Die Covid Infektionszahlen sind weiter im Sinken begriffen. Dennoch scheint der Jubel verfrüht, denn trotz der mittlerweile in vielen Länder hohen Impfrate schafft die Impfung alleine nicht die benötigte Sicherheit. Aktuelles Beispiel dafür ist Großbritannien: Aufgrund der auftretenden Virusmutationen wurde über das Land ein Einreiseverbot in EU-Staaten verhängt. Eine Situation, die symptomatisch für die aktuelle Lage ist und wohl kein Einzelfall bleiben wird, da derartige Schwierigkeiten überall auftreten können.
Damit wird der ohnehin schon ordentlich gebeutelten Tourismusbranche abermals außerordentliche Flexibilität abverlangt. Martin Schaffer, Geschäftsführer und Partner mrp hotels, dazu: „Anders formuliert zählt die flexible, schnelle und situationsbedingte Anpassung an neue Gegebenheiten in der Zukunft sicher zu einem der wesentlichen Erfolgsfaktoren für Betriebe.”
Verunsicherung durch Uneinheitlichkeit in der EU
Verstärkt werden die Effekte zusätzlich durch die Uneinheitlichkeit bei Regelungen und Umsetzungen innerhalb der Europäischen Union. Die mit Juni angekündigte neue Reisefreiheit durch den “Grünen Pass” lässt weiter auf sich warten – einzelne Staaten setzen daher auf eigene Konzepte, die allerdings für zusätzliche Verwirrung sorgen.
„Solange es die Europäische Union nicht schafft für einheitliche Rahmenbedingungen und Grundlagen zu sorgen, wird die Verunsicherung bei den Reisenden weiterhin groß sein. Das hat wiederum Auswirkungen auf längerfristige Reiseplanungen und damit auf Auslastungsprognosen beziehungsweise die wirtschaftliche Planbarkeit der Tourismusunternehmen. Erst durch eine Harmonisierung wird auch insbesondere die Ferienhotellerie über den Sommer hinweg einen Aufschwung erleben können”, so Martin Schaffer.

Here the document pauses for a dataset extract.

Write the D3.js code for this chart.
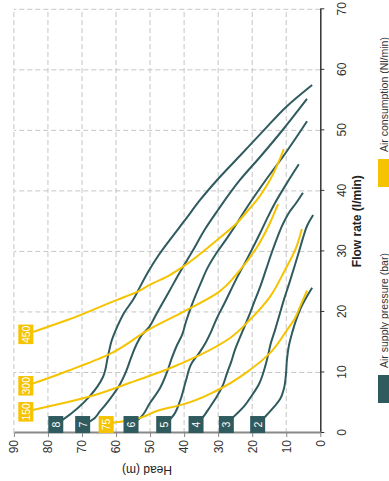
<!DOCTYPE html>
<html>
<head>
<meta charset="utf-8">
<script src="https://cdn.jsdelivr.net/npm/d3@7"></script>
<style>
  html, body { margin: 0; padding: 0; background: #fff; }
  svg { display: block; font-family: "Liberation Sans", Arial, sans-serif; }
</style>
</head>
<body>
<svg id="chart" width="389" height="481"></svg>
<script>
// Axis ticks
const flowTicks = [0, 10, 20, 30, 40, 50, 60, 70];
const headTicks = [0, 10, 20, 30, 40, 50, 60, 70, 80, 90];

// Pump curves per air supply pressure: [flow l/min, head m]
const bar8 = [[1.4,77.7],[2.2,75.6],[6.1,67.7],[9.3,63.8],[12.6,62.4],[15.4,61.2],[17.5,59.7],[19.8,57.7],[22.0,55.0],[24.1,53.0],[26.6,50.6],[29.2,47.7],[31.9,44.2],[35.2,39.7],[38.5,35.3],[41.8,30.3],[45.8,23.6],[49.7,17.1],[54.0,9.8],[57.5,2.4]];
const bar7 = [[1.4,69.8],[2.0,67.4],[3.6,64.7],[5.6,61.8],[7.8,59.1],[10.1,57.1],[12.4,55.6],[14.5,54.1],[16.2,52.4],[17.5,50.3],[19.5,48.3],[21.6,46.2],[23.6,44.2],[26.6,41.2],[29.9,37.7],[33.9,33.6],[36.8,30.1],[41.8,23.6],[45.6,17.7],[50.1,11.0],[55.2,3.9]];
const bar6 = [[1.4,55.6],[2.3,53.3],[5.0,50.0],[7.4,47.1],[10.1,45.0],[12.4,43.6],[14.5,42.1],[16.2,40.6],[18.3,39.5],[21.2,37.7],[24.5,35.3],[27.4,33.0],[29.9,30.3],[32.2,27.4],[34.9,24.2],[36.8,22.1],[38.5,20.1],[41.8,16.0],[46.1,10.4],[51.5,3.9]];
const bar5 = [[1.4,46.0],[2.6,43.6],[5.3,41.2],[8.6,39.5],[11.6,37.7],[13.2,35.6],[15.0,33.6],[16.7,32.1],[18.7,30.6],[21.6,28.0],[25.3,24.8],[29.1,21.2],[33.0,17.7],[35.7,15.4],[38.0,13.3],[41.3,9.8],[44.4,6.3]];
const bar4 = [[1.4,36.5],[2.6,34.5],[4.3,32.4],[6.1,30.3],[7.9,28.6],[9.9,27.4],[11.7,26.2],[13.7,25.1],[15.4,23.9],[17.0,22.7],[19.0,21.2],[21.5,19.5],[24.1,17.7],[26.9,16.0],[29.9,14.2],[32.2,12.7],[34.5,11.0],[36.4,9.2],[38.0,7.1],[39.7,5.1]];
const bar3 = [[1.4,27.6],[2.7,25.4],[4.4,22.4],[6.2,20.1],[8.1,18.0],[10.4,16.5],[12.7,15.4],[14.9,14.5],[17.0,13.3],[19.3,12.1],[22.0,10.7],[24.6,9.2],[27.3,7.7],[29.9,6.3],[32.2,5.1],[34.2,3.9],[36.0,2.1]];
const bar2 = [[1.4,18.4],[2.8,16.0],[4.3,13.6],[5.6,11.8],[7.3,10.7],[9.6,10.1],[12.1,9.8],[14.5,9.2],[16.5,8.3],[18.7,7.1],[20.7,5.7],[22.3,4.2],[24.0,2.4]];
const pressureNames = ["8", "7", "6", "5", "4", "3", "2"];

// Air consumption lines (Nl/min): [flow l/min, head m]
const air450 = [[16.3,86.5],[16.7,84.4],[18.7,74.1],[22.0,59.7],[23.3,53.8],[24.5,50.0],[26.1,44.2],[27.5,40.3],[31.9,30.3],[34.7,24.5],[36.8,21.2],[38.5,18.6],[41.8,14.8],[46.9,10.7]];
const air300 = [[7.8,86.5],[8.2,84.3],[10.4,73.5],[12.9,62.4],[17.2,50.0],[20.0,40.3],[23.1,30.3],[26.9,23.6],[30.7,18.6],[34.7,14.8],[37.8,12.4]];
const air150 = [[3.5,86.5],[3.8,84.4],[5.9,68.5],[8.3,55.9],[10.7,44.2],[12.9,35.3],[15.7,26.5],[18.7,20.7],[22.5,14.8],[26.9,10.4],[30.2,7.4],[33.7,5.4]];
const air75 = [[1.4,62.9],[1.7,60.9],[2.1,55.9],[3.8,47.1],[4.6,41.2],[7.1,30.1],[10.4,20.7],[13.2,14.8],[17.0,9.8],[19.0,7.4],[21.2,5.7],[23.5,3.9]];
const airNames = ["450", "300", "150", "75"];

const legendNames = ["Air supply pressure (bar)", "Air consumption (Nl/min)"];

const TEAL = "#2f5b5f";
const YELLOW = "#f5c300";

// The chart is laid out landscape (481 x 389) and turned a quarter turn
// counter-clockwise so the flow axis runs up the right-hand side.
const W = 481, H = 389;
const svg = d3.select("#chart");
const g = svg.append("g").attr("transform", `translate(0,${W}) rotate(-90)`);

const x = d3.scaleLinear().domain([0, 70]).range([48, 471.7]);
const y = d3.scaleLinear().domain([0, 90]).range([320.3, 13.9]);

// Dashed grid
const grid = g.append("g").attr("stroke", "#c6c6c6").attr("stroke-width", 1)
  .attr("stroke-dasharray", "5,3").attr("fill", "none");
grid.selectAll("line.v").data(flowTicks.filter(d => d > 0)).join("line")
  .attr("class", "v")
  .attr("x1", d => x(d)).attr("x2", d => x(d))
  .attr("y1", y(0)).attr("y2", y(90));
grid.selectAll("line.h").data(headTicks.filter(d => d > 0)).join("line")
  .attr("class", "h")
  .attr("x1", x(0)).attr("x2", x(70))
  .attr("y1", d => y(d)).attr("y2", d => y(d));

// Axes
const xAxis = g.append("g").attr("transform", `translate(0,${y(0)})`)
  .call(d3.axisBottom(x).tickValues(flowTicks).tickSize(4).tickSizeOuter(0).tickPadding(13));
xAxis.select(".domain").attr("stroke", "#333").attr("stroke-width", 1.5);
xAxis.selectAll(".tick line").attr("stroke", "#333");
xAxis.selectAll("text").attr("font-size", 12).attr("fill", "#333")
  .attr("font-family", "Liberation Sans, Arial, sans-serif");

const yAxis = g.append("g").attr("transform", `translate(${x(0)},0)`)
  .call(d3.axisLeft(y).tickValues(headTicks).tickSize(4).tickSizeOuter(0).tickPadding(3));
yAxis.select(".domain").attr("stroke", "#888").attr("stroke-width", 2);
yAxis.selectAll(".tick line").attr("stroke", "#888");
yAxis.selectAll("text").attr("font-size", 12).attr("fill", "#333")
  .attr("font-family", "Liberation Sans, Arial, sans-serif");

// Axis titles
g.append("text")
  .attr("x", (x(0) + x(70)) / 2).attr("y", 357)
  .attr("text-anchor", "middle").attr("dominant-baseline", "central")
  .attr("font-size", 12).attr("font-weight", "bold").attr("fill", "#222")
  .text("Flow rate (l/min)");
g.append("text")
  .attr("transform", `translate(11,147) rotate(-90)`)
  .attr("text-anchor", "middle").attr("dominant-baseline", "central")
  .attr("font-size", 12).attr("fill", "#222")
  .text("Head (m)");

// Curves
const line = d3.line().x(d => x(d[0])).y(d => y(d[1])).curve(d3.curveMonotoneX);
const pressureSeries = [bar8, bar7, bar6, bar5, bar4, bar3, bar2];
const airSeries = [air450, air300, air150, air75];

g.append("g").selectAll("path").data(pressureSeries).join("path")
  .attr("d", line).attr("fill", "none").attr("stroke", TEAL)
  .attr("stroke-width", 2).attr("stroke-linejoin", "round");
g.append("g").selectAll("path").data(airSeries).join("path")
  .attr("d", line).attr("fill", "none").attr("stroke", YELLOW)
  .attr("stroke-width", 2).attr("stroke-linejoin", "round");

// Name boxes at the start of each curve
function drawTags(series, names, color) {
  const tags = g.append("g").selectAll("g").data(series).join("g")
    .attr("transform", d => `translate(${x(d[0][0])},${y(d[0][1])})`);
  tags.append("text")
    .attr("text-anchor", "middle").attr("dominant-baseline", "central")
    .attr("font-size", 10.5).attr("fill", "#fff")
    .text((d, i) => names[i]);
  tags.each(function () {
    const t = d3.select(this).select("text");
    const w = Math.max(17, t.node().getComputedTextLength() + 2);
    d3.select(this).insert("rect", "text")
      .attr("x", -w / 2).attr("y", -7.5).attr("width", w).attr("height", 15)
      .attr("fill", color);
  });
}
drawTags(pressureSeries, pressureNames, TEAL);
drawTags(airSeries, airNames, YELLOW);

// Legend
const legendItems = [
  { name: legendNames[0], color: TEAL, x0: 78 },
  { name: legendNames[1], color: YELLOW, x0: 294 }
];
const lg = g.append("g").selectAll("g").data(legendItems).join("g");
lg.append("rect").attr("x", d => d.x0).attr("y", 378).attr("width", 28).attr("height", 14)
  .attr("fill", d => d.color);
lg.append("text").attr("x", d => d.x0 + 35).attr("y", 384)
  .attr("dominant-baseline", "central").attr("font-size", 10.5).attr("fill", "#333")
  .text(d => d.name);
</script>
</body>
</html>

Diese allgemeine Verunsicherung hat in weiterer Folge auch Auswirkungen auf den interkontinentalen Tourismus. Die Verluste können nur von Märkten mit einem relativ hohen Inlandsanteil, beispielsweise Deutschland, Polen oder Schweden, halbwegs kompensiert werden. All jene Märkte, die von internationalen Gästen abhängig sind, werden weiterhin ein hohes Defizit aufweisen. Das trifft in großem Maße auch die Stadthotellerie, deren Wiederbelebung zu einer der großen Herausforderungen zählt.
Vorbild USA?
Martin Schaffer weiter: „Die USA, zu Beginn der Krise vollkommen zu Recht in der Kritik, hat sich mittlerweile zu einem internationalen Vorbild entwickelt. Ende Juni werden 70% der Bevölkerung immunisiert sein. Schon jetzt, wie beispielsweise in Florida oder Kalifornien, sind keine Tests oder Quarantänen vorgeschrieben – die Verantwortung wird an die Bürger zurückgegeben.”
Dass dies positive Auswirkungen auch auf den Tourismus hat, zeigt die aktuelle Auslastungsquote von 72% der Hotels in Miami, wenngleich auch in den Staaten internationale Reisen erst nach einer vollständigen Immunisierung möglich sind.
„Ein guter Indikator für die Marktaktivität sind die Flugbewegungen. In München – einer der zentralen Hubs – konnten von 21. Mai bis 06. Juni 2019 noch 19.300 Starts und Landungen verzeichnet werden – im gleichen Zeitraum 2021 werden es nur 4.700 sein. Das bedeutet einen Rückgang von 75%” führt Martin Schaffer weiter aus. Optimistisch betrachtet wird der Luftverkehr, so der Tourismusexperte, das Niveau von 2019 frühestens 2024 wieder erreichen.
Fragezeichen für Events und Messen
Eine der großen Unbekannten – und besonders auch für Städte relevant – bleiben auch weiterhin Geschäftsreisen, Messen und Großevents. Martin Schaffer: „Seminare in Kleingruppen kommen bei den Buchungen langsam zurück. Messen und andere Events im großen Stil sind allerdings noch sehr verhalten oder haben schon jetzt die virtuellen Formate des letzten Jahres prolongiert. Das trifft die Austragungsorte natürlich besonders hart, besonders, wenn man keine alternativen Konzepte in petto hat.”